Written and directed by Antonio Campos from the novel by Donald Ray Pollock, The Devil All the Time tells a sprawling story of shady characters and multigenerational legacies of violence on the border of southern Ohio and West Virginia. It’s an Appalachian crime saga that attempts to approximate the aesthetic of Cormac McCarthy but is too pretty, calculated and narratively ambitious to achieve it. Prior to its Netflix debut on Wednesday, Sept. 16, it is receiving a limited theatrical release (including Indianapolis). Even if it was great, I would say returning to a theater isn’t worth it. But Devil is not great, which makes it easier to say waiting another week is the right call.
As someone who thought Campos’ Christine was one of 2016’s under appreciated classics (the Indiana Film Journalists Association awarded that film’s star, Rebecca Hall, with Best Actress that year), these critiques don’t come from a critic anticipating disappointment with Devil. And yet …
The star-studded cast is unassailable: Tom Holland plays Arvin Russell, an orphan whose familial history leaves something to be desired. His father, Willard (Bill Skarsgård), lost his wits after a string of familial tragedies, depicted in the film’s first act. Arvin lives with his grandparents and Lenora (Eliza Scanlen), a fellow orphan whose parents’ downfall is similarly depicted. The two are haunted by the specters of their pasts as well as new predators in their midst: the sketchy Reverend Teagarden (Robert Pattinson); a duo of serial killers (Riley Keough and Jason Clarke); and a crooked sheriff (Sebastian Stan). Even Harry Melling — known to some as Dudley Dursley but now one of Netflix’s finest repertory players as seen in The Ballad of Buster Scruggs and The Old Guard — pops in as Lenora’s fallen Pentecostal preacher. Every one of these actors takes the opportunity to show a different side of themselves. It’s a notch in each of their caps.
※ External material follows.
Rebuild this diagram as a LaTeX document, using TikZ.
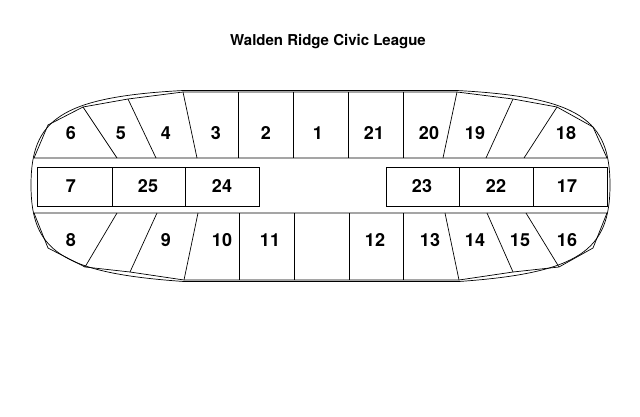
\documentclass[tikz,border=0pt]{standalone}
\usepackage{fontspec}
\setmainfont{TeX Gyre Heros}
\usetikzlibrary{positioning}
\tikzset{
  lotnum/.style={font=\bfseries\fontsize{18}{21}\selectfont,inner sep=0},
  lotline/.style={draw,line width=0.7pt},
  title/.style={font=\bfseries\fontsize{15}{18}\selectfont},
}
\begin{document}
\begin{tikzpicture}[x=1pt,y=-1pt]
    \useasboundingbox (0,0) rectangle (640,416);
    \node (title) [title] at (328,42) {Walden Ridge Civic League};

    % outer rim
    \path [lotline] (183,90.5) -- (457,90.5)
      .. controls (580,97) and (610,120) .. (610,185)
      .. controls (610,250) and (580,273) .. (459,281.5) -- (184,281.5)
      .. controls (60,273) and (31,250) .. (31,185)
      .. controls (31,120) and (60,97) .. (183,90.5);

    % top row
    \path [lotline] (34,158) -- (48,125) -- (83,107) -- (128,99) -- (183,92) -- (457,92)
      -- (513,99) -- (557,107) -- (593,127) -- (607,158) -- cycle;
    \foreach \a/\b in {83/117,128/156,183/197,238/238,293/293,348/348,403/403,457/443,513/486,557/524}
      \path [lotline] (\a,{\a==83 ? 107 : (\a==557 ? 107 : (\a==128 || \a==513 ? 99 : 92))}) -- (\b,158);

    % bottom row
    \path [lotline] (34,213) -- (48,248) -- (85,267) -- (130,272) -- (184,280) -- (459,280)
      -- (513,272) -- (559,267) -- (593,248) -- (607,213) -- cycle;
    \path [lotline] (117,213) -- (85,267);
    \path [lotline] (157,213) -- (130,272);
    \path [lotline] (198,213) -- (184,280);
    \foreach \x in {239,294,349,403}
      \path [lotline] (\x,213) -- (\x,280);
    \path [lotline] (445,213) -- (459,280);
    \path [lotline] (487,213) -- (513,272);
    \path [lotline] (526,213) -- (559,267);

    % middle strips
    \path [lotline] (37,167) rectangle (259,206);
    \path [lotline] (386,167) rectangle (607,206);
    \foreach \x in {112,185,459,533}
      \path [lotline] (\x,167) -- (\x,206);

    % lot numbers
    \foreach \n/\x/\y in {6/71/133,5/121/133,4/166/133,3/216/133,2/266/133,1/318/133,
        21/374/133,20/429/133,19/475/133,18/566/133,
        7/71/186,25/148/186,24/222/186,23/422/186,22/496/186,17/567/186,
        8/71/240,9/166/240,10/222/240,11/270/240,12/375/240,13/430/240,
        14/475/240,15/520/240,16/567/240}
      \node (lot\n) [lotnum] at (\x,\y) {\n};
\end{tikzpicture}
\end{document}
But for such a star-studded cast, the actual story told in The Devil All the Time has too much going on to really utilize them to their fullest extent. It’s a sprawling epic that jumps forward and backward in time, relying on narration by author Pollock himself to explain character motivations and relationships ad nauseam. It becomes frustrating and redundant, a constant series of introductions and explanations in place of a story motivated by characters experiencing something real and tactile.
Devil’s lack of an authentic emotional through-line is matched by Campos’ aesthetic decisions, which can only be described as overwhelmingly clean. Every character feels spotless, their towns newly painted, their cars washed, their shirts pressed. I mentioned to a friend that Stan’s gross sheriff looks so clean you could lick mustard off his cheek. That could just be Stan, but the sheen creates a layer of remove from the story, too — which is not to say stories about Appalachian crime need to play up the dirt and grime because it’s an impoverished region, but there’s something missing from the visual palette.
As I mentioned before, Devil premieres Sept. 16 on Netflix. It feels like their biggest cinematic release this month, certainly boasting the cast and crew to deserve the distinction. While the story and aesthetic did not work for me, it may work for you. Give it a shot, but don’t leave your house to do so.